Senior Economist at The Australia Institute, Matt Grudnoff, says the RBA Monetary Policy Board’s decision to lift the official cash rate from 3.85% to 4.10% is a case of “all pain, no gain” for Australians.
He says while skyrocketing fuel prices will push up inflation, they are the result of a supply shock caused by the war in the Middle East. The RBA has previously stated it should not respond to a supply shock by lifting rates.
“The Reserve Bank Monetary Policy Board has made the wrong decision to increase interest rates today,” said Matt Grudnoff, Senior Economist at The Australia Institute.
“Inflation caused by a supply shock cannot be brought down by increasing interest rates. How can increasing Australian interest rates open the Strait of Hormuz?
“The increase in fuel prices is already acting to reduce demand in the Australian economy. Higher petrol and diesel prices mean people have less to spend on other things, and as these fuels are largely imported, all the extra revenue is flowing overseas.

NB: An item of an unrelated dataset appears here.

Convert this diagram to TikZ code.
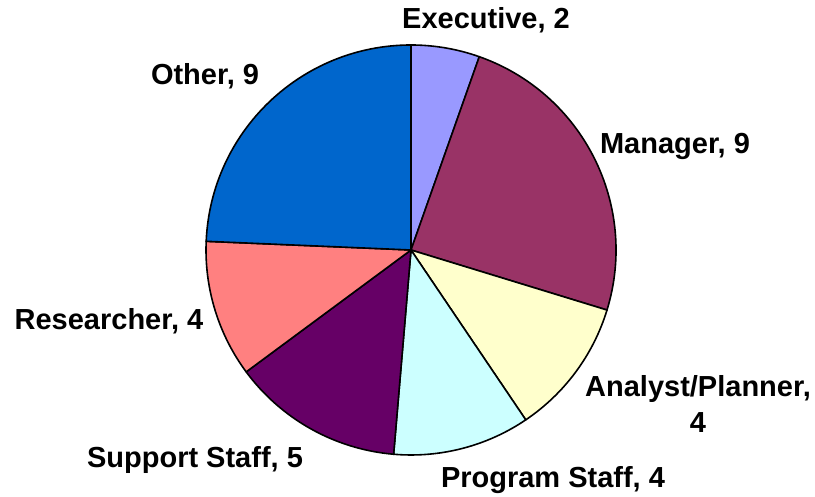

“All this increase in interest rates will do is heap more misery on Australian mortgage holders who are already being hurt by higher fuel prices.
“The RBA needs to be honest with the Australian people that nothing it can do will reduce inflation caused by a world oil price shock.
“At a time of great economic uncertainty, now is not the time for the RBA to be tapping the breaks, trying to slow the economy down.”